[START]
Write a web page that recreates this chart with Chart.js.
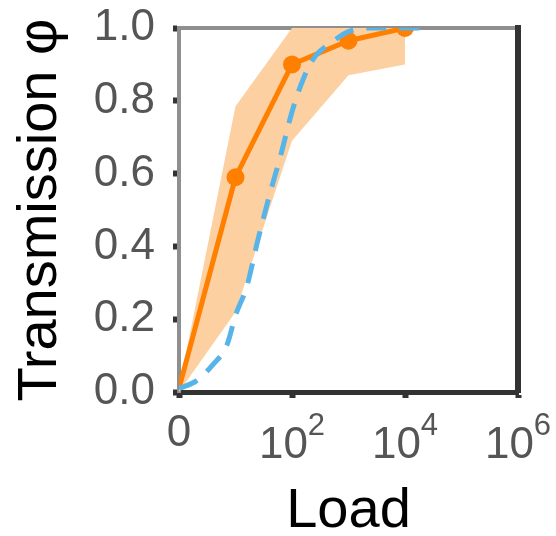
<!DOCTYPE html>
<html>
<head>
<meta charset="utf-8">
<script src="https://cdn.jsdelivr.net/npm/chart.js@4"></script>
<style>
  html, body { margin: 0; padding: 0; background: #fff; }
  #wrap { width: 556px; height: 536px; }
</style>
</head>
<body>
<div id="wrap"><canvas id="chart" width="556" height="536"></canvas></div>
<script>
// load as decades (0 = no load), transmission phi
const loadExp = [0, 1, 2, 3, 4];
const transmission = [0.01, 0.59, 0.90, 0.965, 1.0];
const bandLow = [0, 0.22, 0.69, 0.87, 0.90];
const bandHigh = [0.01, 0.785, 1.0, 1.0, 1.0];

// model curve (dashed)
const modelExp = [0, 0.3, 0.6, 0.85, 1.0, 1.2, 1.4, 1.6, 1.8, 2.0, 2.2, 2.4, 2.7, 3.0, 3.4, 4.4];
const modelPhi = [0.01, 0.03, 0.075, 0.13, 0.21, 0.29, 0.42, 0.54, 0.65, 0.77, 0.86, 0.92, 0.96, 0.99, 1.0, 1.0];

// x tick labels: base + exponent
const xTickExp = [0, 2, 4, 6];
const xTickBase = ['0', '10', '10', '10'];
const xTickSup = ['', '2', '4', '6'];

const FONT = 'Liberation Sans, Arial, sans-serif';
const ORANGE = '#ff7f00';
const BAND = '#fdd0a2';
const BLUE = '#56b4e9';
const DARK = '#333333';
const GREY = '#8f8f8f';

const pts = (xs, ys) => xs.map((x, i) => ({ x: x, y: ys[i] }));

// fixed box sizes so the plot area sits where the original does
function fixSize(w, h) {
  return function (s) {
    if (w !== null) s.width = w;
    if (h !== null) s.height = h;
    s.paddingTop = 0; s.paddingBottom = 0; s.paddingLeft = 0; s.paddingRight = 0;
  };
}

// draws "0", "10^2" ... under the bottom axis
const xLabelPlugin = {
  id: 'xLabels',
  afterDraw(chart) {
    const sc = chart.scales.x;
    const ctx = chart.ctx;
    ctx.save();
    ctx.fillStyle = '#555555';
    ctx.textBaseline = 'alphabetic';
    xTickExp.forEach((v, i) => {
      const px = sc.getPixelForValue(v);
      if (!xTickSup[i]) {
        ctx.font = '44px ' + FONT;
        ctx.textAlign = 'center';
        ctx.fillText(xTickBase[i], px, sc.top + 54);
        return;
      }
      ctx.font = '44px ' + FONT;
      const wb = ctx.measureText(xTickBase[i]).width;
      ctx.font = '31px ' + FONT;
      const ws = ctx.measureText(xTickSup[i]).width;
      const x0 = px - (wb + ws) / 2;
      ctx.textAlign = 'left';
      ctx.font = '44px ' + FONT;
      ctx.fillText(xTickBase[i], x0, sc.top + 65.5);
      ctx.font = '31px ' + FONT;
      ctx.fillText(xTickSup[i], x0 + wb, sc.top + 42.5);
    });
    ctx.restore();
  }
};

new Chart(document.getElementById('chart'), {
  type: 'line',
  data: {
    datasets: [
      {
        data: pts(modelExp, modelPhi),
        borderColor: BLUE,
        borderWidth: 5,
        borderDash: [20, 13],
        pointRadius: 0,
        cubicInterpolationMode: 'monotone',
        fill: false,
        order: 0
      },
      {
        data: pts(loadExp, transmission),
        borderColor: ORANGE,
        backgroundColor: ORANGE,
        borderWidth: 5,
        pointRadius: [0, 9, 9, 9, 9],
        pointBorderWidth: 0,
        pointBackgroundColor: ORANGE,
        fill: false,
        order: 1
      },
      {
        data: pts(loadExp, bandHigh),
        borderWidth: 0,
        borderColor: 'rgba(0,0,0,0)',
        backgroundColor: BAND,
        pointRadius: 0,
        fill: '+1',
        order: 2
      },
      {
        data: pts(loadExp, bandLow),
        borderWidth: 0,
        borderColor: 'rgba(0,0,0,0)',
        pointRadius: 0,
        fill: false,
        order: 3
      }
    ]
  },
  options: {
    responsive: false,
    animation: false,
    layout: { padding: 0 },
    plugins: { legend: { display: false }, tooltip: { enabled: false } },
    scales: {
      x: {
        type: 'linear', position: 'bottom', min: 0, max: 6, z: 1,
        ticks: { stepSize: 2, display: false },
        grid: { drawOnChartArea: false, drawTicks: true, tickLength: 6, tickWidth: 6, tickColor: DARK },
        border: { color: DARK, width: 5 },
        title: { display: true, text: 'Load', color: '#000', font: { family: FONT, size: 56, lineHeight: 0.8 }, padding: { top: 0, bottom: 2 } },
        afterFit: fixSize(null, 144)
      },
      x2: {
        type: 'linear', position: 'top', min: 0, max: 6, z: 1,
        ticks: { display: false },
        grid: { display: false },
        border: { color: GREY, width: 4 },
        afterFit: fixSize(null, 28)
      },
      y: {
        type: 'linear', position: 'left', min: 0, max: 1, z: 1,
        ticks: { stepSize: 0.2, autoSkip: false, padding: 18, color: '#555555', font: { family: FONT, size: 44 }, callback: v => v.toFixed(1) },
        grid: { drawOnChartArea: false, drawTicks: true, tickLength: 6, tickWidth: 6, tickColor: DARK },
        border: { color: GREY, width: 4 },
        title: { display: true, text: 'Transmission φ', color: '#000', font: { family: FONT, size: 56, lineHeight: 0.8 }, padding: { top: 18, bottom: 0 } },
        afterFit: fixSize(179, null)
      },
      y2: {
        type: 'linear', position: 'right', min: 0, max: 1, z: 1,
        ticks: { display: false },
        grid: { display: false },
        border: { color: DARK, width: 6 },
        afterFit: fixSize(38, null)
      }
    }
  },
  plugins: [xLabelPlugin]
});
</script>
</body>
</html>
[END]
Instructions to follow:
Repeat the lines exactly as they stand, from the opening line of the data through the line with "const bandHigh = [0.01, 0.785, 1.0, 1.0, 1.0];". Pictures stay out of the copy.

Response to the exercise:
Write a web page that recreates this chart with Chart.js.
<!DOCTYPE html>
<html>
<head>
<meta charset="utf-8">
<script src="https://cdn.jsdelivr.net/npm/chart.js@4"></script>
<style>
  html, body { margin: 0; padding: 0; background: #fff; }
  #wrap { width: 556px; height: 536px; }
</style>
</head>
<body>
<div id="wrap"><canvas id="chart" width="556" height="536"></canvas></div>
<script>
// load as decades (0 = no load), transmission phi
const loadExp = [0, 1, 2, 3, 4];
const transmission = [0.01, 0.59, 0.90, 0.965, 1.0];
const bandLow = [0, 0.22, 0.69, 0.87, 0.90];
const bandHigh = [0.01, 0.785, 1.0, 1.0, 1.0];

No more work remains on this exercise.